This article presents an in-depth comparative analysis of two studies by V. Varenia (2023) and J. Morris (2023) on metrics that affect the assessment of the quality of helpful and news-worthy content. Methodologies, datasets, indicators, correlations, and conclusions are critically analysed.
As search engines rely more and more on machine learning, identifying scientifically based signals of high quality, useful content is vital for SEO. This analysis compares two relevant data-driven studies in this emerging field.
Methodology Investigating Content Quality Factors
V. Varenia analysed 42 low-ranking English-language sites using correlation analysis to identify quality factors after The September 2023 Google Helpful Content Update, evaluating metrics such as Majestic Trust Flow, spam probability, indexed pages, affiliate links, and the use of artificial intelligence content. J. Morris analysed more than 50 low-ranking sites from Google Publisher Center based on trust metrics, authority, language, transparency, and quality scores.
Both evaluated indexed pages with Majestic TF and Majestic CF. However, Varenia included additional metrics and conducted more extensive quantitative correlation testing. J. Morris relied more on qualitative analysis.
Content Quality Factors
Importantly, both studies concluded that a lack of transparency about sources, authors, owners, etc. can negatively affect the perception of quality.
V. Varenia found a positive correlation between a limited number of indexed pages and lack of transparency. Morris similarly highlighted the risks associated with insufficient transparency.

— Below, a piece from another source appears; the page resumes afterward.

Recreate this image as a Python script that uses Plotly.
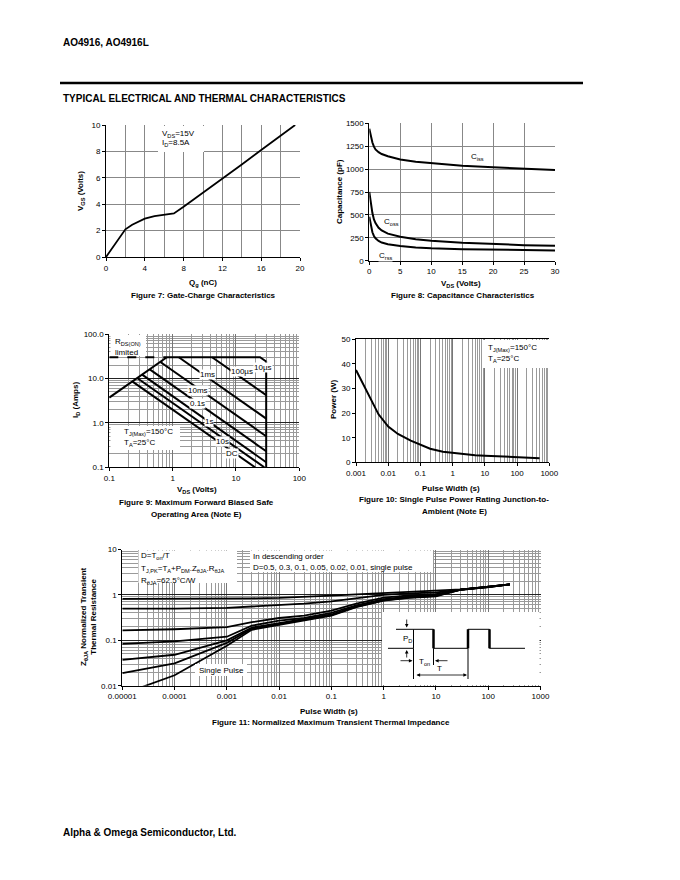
import plotly.graph_objects as go

# the page body has an 8px margin, so the figure is drawn 8px in from the window corner
OFF = 8
W, H = 680 - OFF, 880 - OFF
FONT = "Liberation Sans"

# ---------------- data ----------------
# Figure 7: gate charge
gate_qg = [0, 1, 2, 2.7, 4, 5, 6, 7, 8, 10, 12, 14, 16, 18, 19.5]
gate_vgs = [0, 1.05, 2.1, 2.45, 2.9, 3.1, 3.2, 3.3, 3.8, 4.85, 5.95, 7.0, 8.1, 9.15, 10.0]
f7_xticks = [0, 4, 8, 12, 16, 20]
f7_yticks = [0, 2, 4, 6, 8, 10]

# Figure 8: capacitance
cap_vds = [0, 0.25, 0.5, 0.75, 1, 1.5, 2, 3, 5, 7.5, 10, 15, 20, 25, 30]
cap_ciss = [1440, 1360, 1290, 1245, 1215, 1185, 1165, 1140, 1105, 1080, 1063, 1037, 1019, 1005, 990]
cap_coss = [750, 620, 520, 450, 410, 360, 330, 295, 262, 235, 218, 195, 180, 170, 163]
cap_crss = [480, 380, 310, 270, 245, 215, 198, 180, 160, 145, 135, 126, 120, 115, 112]
f8_xticks = [0, 5, 10, 15, 20, 25, 30]
f8_yticks = [0, 250, 500, 750, 1000, 1250, 1500]

# Figure 9: safe operating area
soa_rds_v = [0.1, 0.81]
soa_rds_i = [3.7, 30]
soa_lim_v = [0.1, 0.81]
soa_lim_i = [30, 30]
soa_10us_v = [0.81, 24, 30]
soa_10us_i = [30, 30, 24]
soa_vmax_v = [30, 30]
soa_vmax_i = [24, 0.1]
soa_100us_v = [4.2, 30]
soa_100us_i = [30, 4.2]
soa_1ms_v = [1.25, 30]
soa_1ms_i = [30, 1.25]
soa_10ms_v = [0.64, 30]
soa_10ms_i = [23.5, 0.5]
soa_100ms_v = [0.435, 30]
soa_100ms_i = [16, 0.23]
soa_1s_v = [0.33, 30]
soa_1s_i = [12.2, 0.13]
soa_10s_v = [0.275, 28]
soa_10s_i = [10.2, 0.1]
soa_dc_v = [0.23, 20]
soa_dc_i = [8.6, 0.1]
f9_tickvals = [0.1, 1, 10, 100]
f9_xticktext = ["0.1", "1", "10", "100"]
f9_yticktext = ["0.1", "1.0", "10.0", "100.0"]

# Figure 10: single pulse power
spp_t = [0.001, 0.002, 0.003, 0.005, 0.01, 0.02, 0.05, 0.1, 0.2, 0.5, 1, 2, 5, 10, 20, 50, 100, 200, 500]
spp_p = [37.5, 30, 25, 19.5, 14.5, 11.5, 8.8, 7.0, 5.5, 4.3, 3.8, 3.3, 2.9, 2.7, 2.5, 2.2, 1.9, 1.75, 1.65]
f10_xtickvals = [0.001, 0.01, 0.1, 1, 10, 100, 1000]
f10_xticktext = ["0.001", "0.01", "0.1", "1", "10", "100", "1000"]
f10_yticks = [0, 10, 20, 30, 40, 50]

# Figure 11: transient thermal impedance
zth_t = [1e-5, 1e-4, 1e-3, 3e-3, 1e-2, 3e-2, 0.1, 0.3, 1, 3, 10, 30, 100, 260]
zth_d05 = [0.82, 0.82, 0.83, 0.84, 0.86, 0.9, 0.96, 1.03, 1.1, 1.17, 1.25, 1.32, 1.48, 1.7]
zth_d03 = [0.5, 0.5, 0.52, 0.55, 0.59, 0.64, 0.72, 0.85, 1.0, 1.08, 1.13, 1.3, 1.48, 1.7]
zth_d01 = [0.165, 0.175, 0.196, 0.25, 0.31, 0.35, 0.45, 0.64, 0.87, 0.97, 1.04, 1.3, 1.48, 1.7]
zth_d005 = [0.083, 0.095, 0.12, 0.21, 0.27, 0.31, 0.40, 0.59, 0.81, 0.92, 1.0, 1.3, 1.48, 1.7]
zth_d002 = [0.037, 0.048, 0.1, 0.19, 0.24, 0.29, 0.37, 0.56, 0.78, 0.89, 0.97, 1.3, 1.48, 1.7]
zth_d001 = [0.019, 0.031, 0.088, 0.18, 0.23, 0.28, 0.36, 0.55, 0.76, 0.87, 0.95, 1.3, 1.48, 1.7]
zth_single = [0.0065, 0.017, 0.076, 0.17, 0.22, 0.27, 0.35, 0.54, 0.75, 0.86, 0.93, 1.3, 1.48, 1.7]
f11_xtickvals = [1e-5, 1e-4, 1e-3, 1e-2, 0.1, 1, 10, 100, 1000]
f11_xticktext = ["0.00001", "0.0001", "0.001", "0.01", "0.1", "1", "10", "100", "1000"]
f11_ytickvals = [0.01, 0.1, 1, 10]
f11_yticktext = ["0.01", "0.1", "1", "10"]


# ---------------- helpers ----------------
def px(x):
    return (x - OFF) / W


def py(y):
    return 1 - (y - OFF) / H


BOX = {  # plot areas in window pixels: left, top, right, bottom
    1: (106, 125, 300, 257),
    2: (369.3, 123.3, 555, 260.7),
    3: (109.3, 334, 299.3, 467.3),
    4: (356, 339.3, 549.3, 462.3),
    5: (122.3, 549.5, 540.5, 685.7),
}

fig = go.Figure()


def add(x, y, k, width=2.0, dash=None):
    sfx = "" if k == 1 else str(k)
    fig.add_trace(go.Scatter(x=x, y=y, mode="lines", xaxis="x" + sfx, yaxis="y" + sfx,
                             line=dict(color="black", width=width, dash=dash),
                             hoverinfo="skip", showlegend=False))


add(gate_qg, gate_vgs, 1, 1.8)
add(cap_vds, cap_ciss, 2, 2)
add(cap_vds, cap_coss, 2, 2)
add(cap_vds, cap_crss, 2, 2)
for xv, yv in [(soa_rds_v, soa_rds_i), (soa_10us_v, soa_10us_i), (soa_vmax_v, soa_vmax_i),
               (soa_100us_v, soa_100us_i), (soa_1ms_v, soa_1ms_i), (soa_10ms_v, soa_10ms_i),
               (soa_100ms_v, soa_100ms_i), (soa_1s_v, soa_1s_i), (soa_10s_v, soa_10s_i),
               (soa_dc_v, soa_dc_i)]:
    add(xv, yv, 3, 2)
add(soa_lim_v, soa_lim_i, 3, 2, "dash")
add(spp_t, spp_p, 4, 2)
for zz in [zth_d05, zth_d03, zth_d01, zth_d005, zth_d002, zth_d001, zth_single]:
    add(zth_t, zz, 5, 1.8)

GRID = "#888888"
TICKFONT = dict(family=FONT, size=8, color="black")


def axis(k, xdir, **kw):
    l, t, r, b = BOX[k]
    d = dict(showline=True, linecolor="black", linewidth=1, ticks="outside", ticklen=3,
             tickcolor="black", tickwidth=1, tickfont=TICKFONT, zeroline=False, showgrid=True,
             gridcolor=GRID, gridwidth=1, fixedrange=True, tickmode="array", automargin=False)
    if xdir:
        d["domain"] = [px(l), px(r)]
        d["anchor"] = "y" + ("" if k == 1 else str(k))
    else:
        d["domain"] = [py(b), py(t)]
        d["anchor"] = "x" + ("" if k == 1 else str(k))
    d.update(kw)
    return d


lay = {}
lay["xaxis"] = axis(1, True, range=[0, 20], tickvals=f7_xticks,
                    minor=dict(dtick=2, tick0=0, showgrid=True, gridcolor=GRID, ticks=""))
lay["yaxis"] = axis(1, False, range=[0, 10], tickvals=f7_yticks)
lay["xaxis2"] = axis(2, True, range=[0, 30], tickvals=f8_xticks)
lay["yaxis2"] = axis(2, False, range=[0, 1500], tickvals=f8_yticks)
MINOR = dict(dtick="D1", showgrid=True, gridcolor="#9a9a9a", gridwidth=1, ticks="")
lay["xaxis3"] = axis(3, True, type="log", range=[-1, 2], tickvals=f9_tickvals,
                     ticktext=f9_xticktext, minor=MINOR, gridcolor="#777")
lay["yaxis3"] = axis(3, False, type="log", range=[-1, 2], tickvals=f9_tickvals,
                     ticktext=f9_yticktext, minor=MINOR, gridcolor="#222", gridwidth=1.3)
lay["xaxis4"] = axis(4, True, type="log", range=[-3, 3], tickvals=f10_xtickvals,
                     ticktext=f10_xticktext, minor=MINOR, gridcolor="#777", mirror=True)
lay["yaxis4"] = axis(4, False, range=[0, 50], tickvals=f10_yticks, showgrid=False)
lay["xaxis5"] = axis(5, True, type="log", range=[-5, 3], tickvals=f11_xtickvals,
                     ticktext=f11_xticktext, minor=MINOR, gridcolor="#777", gridwidth=1.3)
lay["yaxis5"] = axis(5, False, type="log", range=[-2, 1], tickvals=f11_ytickvals,
                     ticktext=f11_yticktext, minor=MINOR, gridcolor="#222", gridwidth=1.3)

ann = []
shapes = []


def text(x, y, s, size=8, bold=False, xanchor="center", yanchor="middle", angle=0, bg=None):
    a = dict(x=px(x), y=py(y), xref="paper", yref="paper", text=("<b>%s</b>" % s) if bold else s,
             showarrow=False, xanchor=xanchor, yanchor=yanchor, textangle=angle,
             font=dict(family=FONT, size=size, color="black"), borderpad=0)
    if bg:
        a["bgcolor"] = bg
    ann.append(a)


def wbox(x0, y0, x1, y1):
    shapes.append(dict(type="rect", xref="paper", yref="paper", x0=px(x0), x1=px(x1),
                       y0=py(y1), y1=py(y0), fillcolor="white", line=dict(width=0), layer="above"))


def seg(x0, y0, x1, y1, w=1):
    shapes.append(dict(type="line", xref="paper", yref="paper", x0=px(x0), x1=px(x1),
                       y0=py(y0), y1=py(y1), line=dict(color="black", width=w), layer="above"))


def arrow(xt, yt, xs, ys, both=False):
    a = dict(x=px(xt), y=py(yt), xref="paper", yref="paper", text="", showarrow=True,
             ax=xs - xt, ay=ys - yt, arrowhead=2, arrowsize=0.9, arrowwidth=0.8,
             arrowcolor="black", standoff=0, startstandoff=0)
    if both:
        a["arrowside"] = "end+start"
        a["startarrowhead"] = 2
        a["startarrowsize"] = 0.9
    ann.append(a)


# page header / footer
text(62, 42, "AO4916, AO4916L", 10, True, xanchor="left")
seg(60, 83, 583, 83, 2.5)
text(62, 99, "TYPICAL ELECTRICAL AND THERMAL CHARACTERISTICS", 10, True, xanchor="left")
text(62, 832, "Alpha &amp; Omega Semiconductor, Ltd.", 10, True, xanchor="left")

# Figure 7
text(81, 191, "V<sub>GS</sub> (Volts)", 8, True, angle=-90)
text(203, 283, "Q<sub>g</sub> (nC)", 8, True)
text(203, 295, "Figure 7: Gate-Charge Characteristics", 8, True)
wbox(158, 126, 204, 152)
text(161, 134, "V<sub>DS</sub>=15V", 8, xanchor="left")
text(161, 143.5, "I<sub>D</sub>=8.5A", 8, xanchor="left")

# Figure 8
text(339, 192, "Capacitance (pF)", 8, True, angle=-90)
text(461, 284, "V<sub>DS</sub> (Volts)", 8, True)
text(463, 295, "Figure 8: Capacitance Characteristics", 8, True)
text(477, 157, "C<sub>iss</sub>", 8, bg="white")
text(391, 222, "C<sub>oss</sub>", 8, bg="white")
text(385, 256, "C<sub>rss</sub>", 8, bg="white")

# Figure 9
text(76, 400, "I<sub>D</sub> (Amps)", 8, True, angle=-90)
text(197, 490, "V<sub>DS</sub> (Volts)", 8, True)
text(196, 503, "Figure 9: Maximum Forward Biased Safe", 8, True)
text(196, 514.5, "Operating Area (Note E)", 8, True)
wbox(110.5, 335, 146, 356)
text(114, 341.5, "R<sub>DS(ON)</sub>", 8, xanchor="left")
text(114, 352, "limited", 8, xanchor="left")
wbox(110.5, 426, 180, 450)
text(123, 432, "T<sub>J(Max)</sub>=150°C", 8, xanchor="left")
text(123, 443, "T<sub>A</sub>=25°C", 8, xanchor="left")
for lx, ly, s in [(207, 374.5, "1ms"), (242, 371.5, "100µs"), (263, 367, "10µs"),
                  (198, 390, "10ms"), (197, 403, "0.1s"), (209, 421.5, "1s"),
                  (223, 441.5, "10s"), (232, 453.5, "DC")]:
    text(lx, ly, s, 8, bg="white")

# Figure 10
text(333, 400, "Power (W)", 8, True, angle=-90)
text(451, 488, "Pulse Width (s)", 8, True)
text(454, 499.5, "Figure 10: Single Pulse Power Rating Junction-to-", 8, True)
text(454, 511, "Ambient (Note E)", 8, True)
wbox(482, 340, 548.5, 368)
text(487, 348, "T<sub>J(Max)</sub>=150°C", 8, xanchor="left")
text(487, 359, "T<sub>A</sub>=25°C", 8, xanchor="left")

# Figure 11
text(88, 617, "Z<sub>θJA</sub> Normalized Transient<br>Thermal Resistance", 8, True, angle=-90)
text(329, 711, "Pulse Width (s)", 8, True)
text(331, 722, "Figure 11: Normalized Maximum Transient Thermal Impedance", 8, True)
wbox(138.5, 550.5, 237, 583)
text(140, 555.5, "D=T<sub>on</sub>/T", 8, xanchor="left")
text(140, 569, "T<sub>J,PK</sub>=T<sub>A</sub>+P<sub>DM</sub>.Z<sub>θJA</sub>.R<sub>θJA</sub>", 8, xanchor="left")
text(140, 580.5, "R<sub>θJA</sub>=62.5°C/W", 8, xanchor="left")
wbox(250, 550.5, 433, 572)
text(252, 556, "In descending order", 8, xanchor="left")
text(252, 567, "D=0.5, 0.3, 0.1, 0.05, 0.02, 0.01, single pulse", 8, xanchor="left")
wbox(195, 664, 247, 676)
text(221, 670, "Single Pulse", 8)

# Figure 11 inset: duty-cycle waveform sketch
wbox(382, 612, 539.5, 685)
shapes.append(dict(type="path", xref="paper", yref="paper", layer="above",
                   line=dict(color="black", width=1),
                   path="M %f,%f L %f,%f L %f,%f L %f,%f L %f,%f L %f,%f L %f,%f L %f,%f L %f,%f L %f,%f" % (
                       px(388), py(648.3), px(413.5), py(648.3), px(413.5), py(629.3),
                       px(433.5), py(629.3), px(433.5), py(648.3), px(468), py(648.3),
                       px(468), py(629.3), px(489.5), py(629.3), px(489.5), py(648.3),
                       px(525), py(648.3))))
seg(433.5, 629.3, 433.5, 648.3, 2.5)
seg(468, 629.3, 468, 648.3, 2.5)
seg(489.5, 629.3, 489.5, 648.3, 2.5)
seg(396, 629.3, 413.5, 629.3, 1)
seg(413.5, 648.3, 413.5, 679, 1)
seg(468, 648.3, 468, 679, 1)
seg(433.5, 648.3, 433.5, 665, 1)
arrow(406.7, 627.5, 406.7, 618)
arrow(406.7, 650, 406.7, 659)
arrow(412.5, 660.7, 399, 660.7)
arrow(435, 660.7, 449, 660.7)
arrow(467, 675, 415, 675, both=True)
text(407, 639, "P<sub>D</sub>", 8)
text(424, 661.5, "T<sub>on</sub>", 8)
text(439, 668, "T", 8)

fig.update_layout(template="none", width=W, height=H, margin=dict(l=0, r=0, t=0, b=0, pad=0),
                  paper_bgcolor="white", plot_bgcolor="white", showlegend=False,
                  annotations=ann, shapes=shapes, font=dict(family=FONT, size=8, color="black"),
                  **lay)

fig.write_html("out.html")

In terms of indexed pages, V. Varenia found a peculiar relationship between the number of indexed pages and the level of Transparency a website possessed. Remarkably, his findings revealed that websites with a meagre number of less than 660 pages were enveloped in a shroud of anonymity, devoid of any trace of their owners or creators. Coincidentally, during his own explorations, Morris also stumbled upon a connection between the limited visibility of offending sites and their scant index count of fewer than 1500 pages. These intriguing correlations suggest that number of indexed URLs may be a risk factor.
In particular, Varenia found a strong negative correlation (-0.61) between Majestic Trust Flow and spam probability. This is elegantly supplemented by Morris’s observations. “Sites with a spammy profile may have a lower trust flow (<6), a higher citation flow (>10), and a higher number of low-quality backlinks and domains linking to them,” said J. Morris.
Through meticulous analysis, Varenia unearthed a positive correlation, standing steadfast at 0.24, between low site traffic and the classification of sites as “new site“ (according to Google “About the topic” SERP feature). This finding pointed to a lurking menace: the higher susceptibility of new or less popular sites to be estimated as untrustworthy or involved in spam.

Both identified the risks of thin, low-quality content pages.
V. Varenia found a correlation between many affiliate links and biased content, spam probability and biased content, as well as between the use of AI content and the likelihood of spam. Overall, the study suggests that the use of affiliate links and AI in content creation can lead to biased content and spam probability. It highlights the importance of creating high-quality, unbiased content that provides value to users.
Morris did not evaluate content with artificial intelligence.
V. Varenia also emphasized the negative impact of excessive advertising and poor UX.
Discussion
The limitations of these studies are related to the small sample size and the use of correlation analysis, which only reveals the existence of relationships between parameters, but not causal relationships. Further research on larger datasets using machine learning methods will allow us to build more accurate predictive models.
The results contain examples with low correlation. Nevertheless, low-correlation indicators can have a cumulative or synergistic effect on SEO, which is not immediately noticeable when considering each factor separately. In our case, it’s better to find at least a weak correlation than no correlation at all.
List of references
Varenia V. (2023). Analysis of the factors of “useful content” in the Google algorithm.
Morris J. (2023). A study of the factors that change the status of “Live” to “Inactive” in the Google Publisher Center.